**WHAT TO PRODUCE**
Print exactly the lines from the first one down to the line containing "4.6, 4.8, 5.0]", both ends included, with no pictures and nothing else.
┌──
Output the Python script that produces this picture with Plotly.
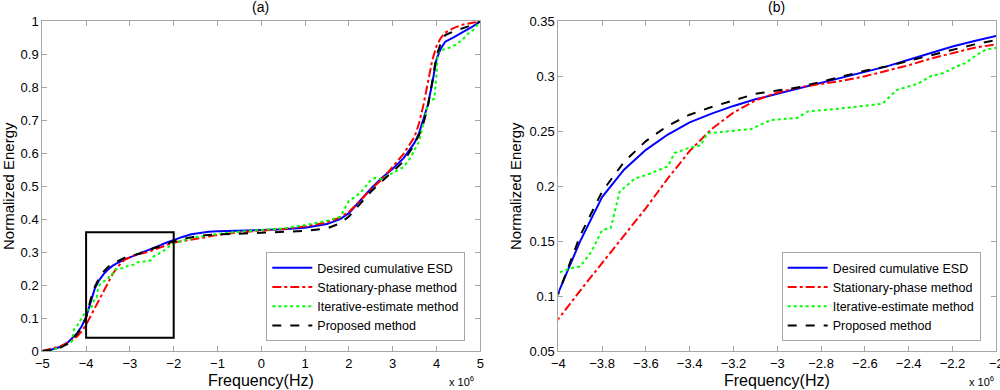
import plotly.graph_objects as go

# Frequency axis values are in units of 10^6 Hz
freq = [-5, -4.8, -4.6, -4.4, -4.2, -4.1, -4.0, -3.9, -3.8, -3.7, -3.6, -3.5, -3.4, -3.3,
        -3.2, -3.1, -3.0, -2.9, -2.8, -2.7, -2.6, -2.5, -2.4, -2.3, -2.2, -2.1, -2.0,
        -1.8, -1.6, -1.4, -1.2, -1.0, -0.5, 0, 0.5, 1.0, 1.5, 1.8, 2.0, 2.25, 2.5, 2.75,
        3.0, 3.25, 3.5, 3.6, 3.7, 3.8, 3.9, 4.0, 4.1, 4.2, 4.4, 4.6, 4.8, 5.0]

desired = [0, 0.004, 0.012, 0.028, 0.055, 0.075, 0.103, 0.150, 0.190, 0.215, 0.233, 0.247,
           0.258, 0.266, 0.273, 0.279, 0.284, 0.289, 0.294, 0.299, 0.304, 0.309, 0.315,
           0.321, 0.327, 0.332, 0.337, 0.346, 0.354, 0.359, 0.362, 0.363, 0.365, 0.366,
           0.369, 0.374, 0.385, 0.400, 0.418, 0.455, 0.492, 0.525, 0.553, 0.585, 0.632,
           0.660, 0.700, 0.745, 0.810, 0.885, 0.918, 0.938, 0.952, 0.966, 0.982, 1.0]

proposed = [0, 0.003, 0.009, 0.024, 0.052, 0.073, 0.102, 0.155, 0.195, 0.222, 0.241, 0.255,
            0.265, 0.272, 0.278, 0.284, 0.287, 0.290, 0.295, 0.300, 0.305, 0.309, 0.314,
            0.319, 0.324, 0.329, 0.333, 0.340, 0.346, 0.350, 0.352, 0.354, 0.356, 0.358,
            0.360, 0.364, 0.372, 0.387, 0.408, 0.445, 0.483, 0.514, 0.544, 0.575, 0.628,
            0.655, 0.690, 0.740, 0.815, 0.895, 0.935, 0.958, 0.970, 0.978, 0.988, 1.0]

stationary = [0, 0.006, 0.014, 0.025, 0.045, 0.060, 0.079, 0.105, 0.130, 0.155, 0.180, 0.207,
              0.232, 0.252, 0.267, 0.278, 0.285, 0.290, 0.293, 0.296, 0.300, 0.305, 0.310,
              0.316, 0.321, 0.326, 0.329, 0.333, 0.338, 0.344, 0.349, 0.352, 0.360, 0.365,
              0.370, 0.378, 0.390, 0.405, 0.422, 0.455, 0.490, 0.520, 0.560, 0.598, 0.650,
              0.690, 0.745, 0.815, 0.880, 0.925, 0.950, 0.966, 0.980, 0.990, 0.995, 1.0]

freq_iter = [-5, -4.8, -4.6, -4.4, -4.32, -4.3, -4.28, -4.2, -4.1, -4.0, -3.95, -3.9, -3.85,
             -3.8, -3.76, -3.72, -3.65, -3.6, -3.5, -3.47, -3.4, -3.35, -3.32, -3.2, -3.12,
             -3.03, -2.91, -2.86, -2.74, -2.52, -2.455, -2.36, -2.30, -2.24, -2.18, -2.14,
             -2.1, -2.05, -2.0, -1.8, -1.5, -1.0, -0.5, 0, 0.5, 1.0, 1.5, 1.8, 1.95, 2.0,
             2.25, 2.5, 2.6, 2.75, 3.0, 3.25, 3.4, 3.6, 3.7, 3.8, 3.85, 3.95, 4.0, 4.03, 4.1,
             4.3, 4.45, 4.6, 4.7, 4.85, 5.0]
iterative = [0, 0.003, 0.010, 0.022, 0.030, 0.045, 0.065, 0.078, 0.100, 0.121, 0.125, 0.127,
             0.140, 0.160, 0.162, 0.195, 0.207, 0.210, 0.218, 0.230, 0.235, 0.237, 0.248,
             0.250, 0.252, 0.260, 0.262, 0.268, 0.270, 0.275, 0.2875, 0.293, 0.300, 0.303,
             0.309, 0.312, 0.318, 0.324, 0.326, 0.335, 0.345, 0.355, 0.362, 0.366, 0.372,
             0.382, 0.395, 0.407, 0.440, 0.455, 0.478, 0.518, 0.525, 0.522, 0.540, 0.558,
             0.585, 0.635, 0.690, 0.745, 0.760, 0.765, 0.840, 0.905, 0.912, 0.920, 0.930,
             0.945, 0.960, 0.975, 1.0]

series_names = ["Desired cumulative ESD", "Stationary-phase method",
                "Iterative-estimate method", "Proposed method"]
panel_titles = ["(a)", "(b)"]
x_label = "Frequency(Hz)"
y_label = "Normalized Energy"
x_exponent = "x 10<sup>6</sup>"

range_a_x = [-5, 5]
range_a_y = [0, 1]
range_b_x = [-4, -2]
range_b_y = [0.05, 0.35]
zoom_box_x = [-4, -2]
zoom_box_y = [0.04, 0.36]

ticks_a_x = [-5, -4, -3, -2, -1, 0, 1, 2, 3, 4, 5]
ticks_a_y = [0, 0.1, 0.2, 0.3, 0.4, 0.5, 0.6, 0.7, 0.8, 0.9, 1]
ticks_b_x = [-4, -3.8, -3.6, -3.4, -3.2, -3, -2.8, -2.6, -2.4, -2.2, -2]
ticks_b_y = [0.05, 0.1, 0.15, 0.2, 0.25, 0.3, 0.35]

styles = [
    dict(color="#0000FF", dash="solid", width=2),
    dict(color="#FF0000", dash="dashdot", width=2),
    dict(color="#00FF00", dash="dot", width=2),
    dict(color="#000000", dash="dash", width=2),
]
data_sets = [(freq, desired), (freq, stationary), (freq_iter, iterative), (freq, proposed)]

FONT = "Liberation Sans, Arial, sans-serif"
fig = go.Figure()

for panel, (xa, ya, lg) in enumerate([("x", "y", "legend"), ("x2", "y2", "legend2")]):
    for name, (xs, ys), st in zip(series_names, data_sets, styles):
        fig.add_trace(go.Scatter(x=xs, y=ys, mode="lines", name=name, line=st,
                                 xaxis=xa, yaxis=ya, legend=lg, hoverinfo="skip"))

W, H = 1000, 390
dom_a = [42.3 / W, 480.3 / W]
dom_b = [558.3 / W, 996.3 / W]
dom_y = [39 / H, 1 - 21.3 / H]

axis_common = dict(showgrid=False, zeroline=False, showline=True, linecolor="#a6a6a6",
                   linewidth=1, mirror="ticks", ticks="inside", ticklen=5,
                   tickcolor="#a6a6a6", tickfont=dict(size=13, color="black", family=FONT),
                   automargin=False, ticklabeloverflow="allow")

legend_common = dict(bgcolor="white", bordercolor="#a6a6a6", borderwidth=1,
                     font=dict(size=12.5, family=FONT), tracegroupgap=0, itemwidth=40,
                     xanchor="right", yanchor="bottom", y=(H - 341) / H)

fig.update_layout(
    width=W, height=H, margin=dict(l=0, r=0, t=0, b=0),
    paper_bgcolor="white", plot_bgcolor="white",
    font=dict(family=FONT, color="black"),
    xaxis=dict(domain=dom_a, range=range_a_x, tickvals=ticks_a_x, anchor="y", **axis_common),
    yaxis=dict(domain=dom_y, range=range_a_y, tickvals=ticks_a_y, anchor="x", **axis_common),
    xaxis2=dict(domain=dom_b, range=range_b_x, tickvals=ticks_b_x, anchor="y2", **axis_common),
    yaxis2=dict(domain=dom_y, range=range_b_y, tickvals=ticks_b_y, anchor="x2", **axis_common),
    legend=dict(x=465.3 / W, **legend_common),
    legend2=dict(x=980.7 / W, **legend_common),
    showlegend=True,
)

fig.add_shape(type="rect", xref="x", yref="y", x0=zoom_box_x[0], x1=zoom_box_x[1],
              y0=zoom_box_y[0], y1=zoom_box_y[1], line=dict(color="black", width=2))

annots = []
for cx, title in zip([260.5, 776.5], panel_titles):
    annots.append(dict(text=title, x=cx / W, y=1 - 7 / H, xref="paper", yref="paper",
                       showarrow=False, font=dict(size=14), xanchor="center", yanchor="middle"))
for cx in [260.5, 776.5]:
    annots.append(dict(text=x_label, x=cx / W, y=1 - 380 / H, xref="paper", yref="paper",
                       showarrow=False, font=dict(size=16), xanchor="center", yanchor="middle"))
for cx in [8, 515]:
    annots.append(dict(text=y_label, x=cx / W, y=1 - 186 / H, xref="paper", yref="paper",
                       showarrow=False, font=dict(size=15), textangle=-90,
                       xanchor="center", yanchor="middle"))
for rx in [476, 996]:
    annots.append(dict(text=x_exponent, x=rx / W, y=1 - 381 / H, xref="paper", yref="paper",
                       showarrow=False, font=dict(size=11), xanchor="right", yanchor="middle"))
fig.update_layout(annotations=annots)

fig.write_html("out.html", config={"displayModeBar": False},
               post_script="document.body.style.margin='0';"
                           "document.documentElement.style.overflow='hidden';")
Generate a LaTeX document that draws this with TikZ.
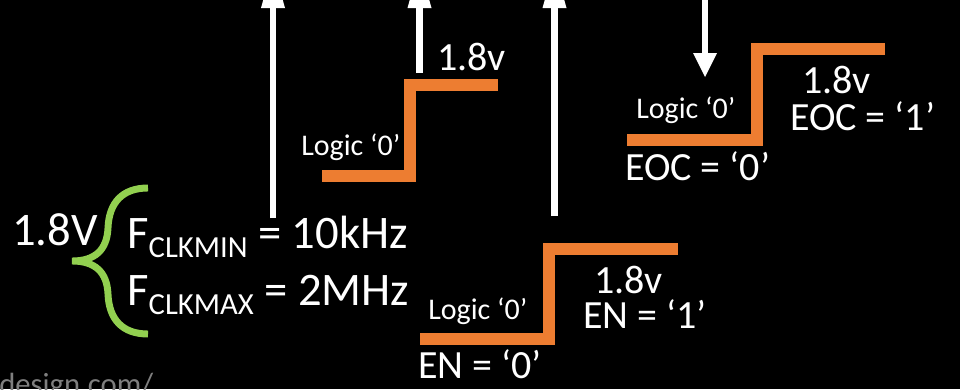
\documentclass[tikz,border=0pt]{standalone}
\usepackage{fontspec}
\setmainfont{Carlito}
\definecolor{orng}{HTML}{ED7D31}
\definecolor{grn}{HTML}{92D050}
\definecolor{urlgray}{HTML}{7F7F7F}
\begin{document}
\begin{tikzpicture}[x=0.75pt,y=-0.75pt,
  lbl/.style={text=white,inner sep=0pt,anchor=base west,font=\fontsize{30}{36}\selectfont},
  smalllbl/.style={lbl,font=\fontsize{22.5}{27}\selectfont},
  biglbl/.style={lbl,font=\fontsize{35}{42}\selectfont},
  stepline/.style={draw=orng,line width=9pt,line join=miter},
  shaft/.style={draw=white,line width=5.2pt},
  head/.style={fill=white,draw=none}]
\useasboundingbox (0,0) rectangle (960,389);
\clip (0,0) rectangle (960,389);
\fill[black] (0,0) rectangle (960,389);
% up arrows
\draw[shaft] (273,218) -- (273,5);
\fill[head] (261,8) -- (285,8) -- (273,-35) -- cycle;
\draw[shaft] (419.5,73) -- (419.5,5);
\fill[head] (407.5,8) -- (431.5,8) -- (419.5,-35) -- cycle;
\draw[shaft] (554.5,216) -- (554.5,5);
\fill[head] (542.5,8) -- (566.5,8) -- (554.5,-35) -- cycle;
% down arrow
\draw[shaft] (705,0) -- (705,55);
\fill[head] (693,53) -- (717,53) -- (705,77) -- cycle;
% steps
\draw[stepline] (322,175.5) -- (410,175.5) -- (410,85) -- (498,85);
\draw[stepline] (627,140) -- (756.5,140) -- (756.5,49) -- (885,49);
\draw[stepline] (420,339) -- (549,339) -- (549,248.5) -- (678,248.5);
% brace
\draw[grn,line width=5.2pt] (148,188) .. controls (122,188) and (109,203) .. (108,228)
  .. controls (107,250) and (95,261) .. (72,261)
  .. controls (95,261) and (107,272) .. (108,294)
  .. controls (109,319) and (122,334) .. (148,334);
% texts
\node[lbl] (v1) at (437,70) {1.8v};
\node[smalllbl] (l1) at (301,155) {Logic ‘0’};
\node[smalllbl] (l2) at (636,118) {Logic ‘0’};
\node[lbl] (v2) at (802,93) {1.8v};
\node[lbl] (eoc1) at (790,130) {EOC = ‘1’};
\node[lbl] (eoc0) at (625,180) {EOC = ‘0’};
\node[smalllbl] (l3) at (428,319) {Logic ‘0’};
\node[lbl] (v3) at (594,293) {1.8v};
\node[lbl] (en1) at (583,328) {EN = ‘1’};
\node[lbl] (en0) at (418,378) {EN = ‘0’};
\node[biglbl] (v18) at (12,245) {1.8V};
\node[biglbl] (fmin) at (127,248) {F\raisebox{-6.75pt}{\fontsize{23}{28}\selectfont CLKMIN} = 10kHz};
\node[biglbl] (fmax) at (127,305) {F\raisebox{-6.75pt}{\fontsize{23}{28}\selectfont CLKMAX} = 2MHz};
\node[lbl,text=urlgray,font=\fontsize{23}{28}\selectfont] (url) at (-1,394) {design.com/};
\end{tikzpicture}
\end{document}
└──
**ANSWER TO THIS TASK**
Output the Python script that produces this picture with Plotly.
import plotly.graph_objects as go

# Frequency axis values are in units of 10^6 Hz
freq = [-5, -4.8, -4.6, -4.4, -4.2, -4.1, -4.0, -3.9, -3.8, -3.7, -3.6, -3.5, -3.4, -3.3,
        -3.2, -3.1, -3.0, -2.9, -2.8, -2.7, -2.6, -2.5, -2.4, -2.3, -2.2, -2.1, -2.0,
        -1.8, -1.6, -1.4, -1.2, -1.0, -0.5, 0, 0.5, 1.0, 1.5, 1.8, 2.0, 2.25, 2.5, 2.75,
        3.0, 3.25, 3.5, 3.6, 3.7, 3.8, 3.9, 4.0, 4.1, 4.2, 4.4, 4.6, 4.8, 5.0]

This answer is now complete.